The Regulation also governs procedures that allow investors to import duty-free capital goods, construction materials, and motor vehicles free from customs duties. The investor must submit a list of capital goods and permitted building materials or a document explaining the list or bill of quantities of construction materials to be imported duty-free for approval. If a duty-free investor buys capital goods or building materials from local manufacturers, he will be repaid the import tax paid for the raw materials or components needed to make such goods.

Total or partial customs duty exemptions for investment-related motor vehicles will be determined by the Ministry based on the kind and nature of investment projects. It is to be noted that pickups and station wagons are not exempt from customs taxes.

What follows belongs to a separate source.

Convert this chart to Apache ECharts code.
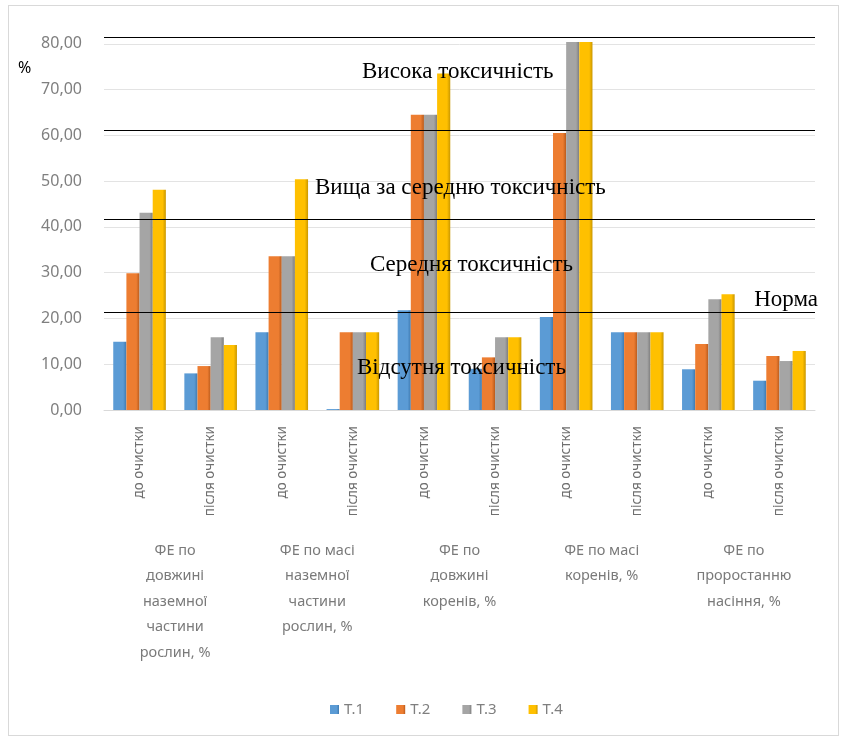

  • Duties and Responsibilities of Regulatory Institutions in Implementing the Regulation

In the process of putting the Regulation into effect, various government agencies have been given specific duties and responsibilities. The Ministry of Finance is the primary government agency that has been empowered with putting the new Regulation into effect. It will be in charge of handling requests for eligibility for investment incentives and approving those requests. It also has the discretionary right to broaden the actors who are eligible for income tax exemption. The Ethiopian Investment Commission (EIC) is responsible for reviewing exemption requests from investors to ensure their compliance with applicable legislation and relevant directives before forwarding them to the Finance Ministry for final approval. In addition to reporting to the Ministry on investor activity, EIC is tasked with following up with them to ensure that the benefits are being used appropriately. Comparable duties for the implementation of the new Regulation have been entrusted to the Ministry of Revenues, the Customs Commission, the Regional Investment Regulatory Bodies, and other authorities.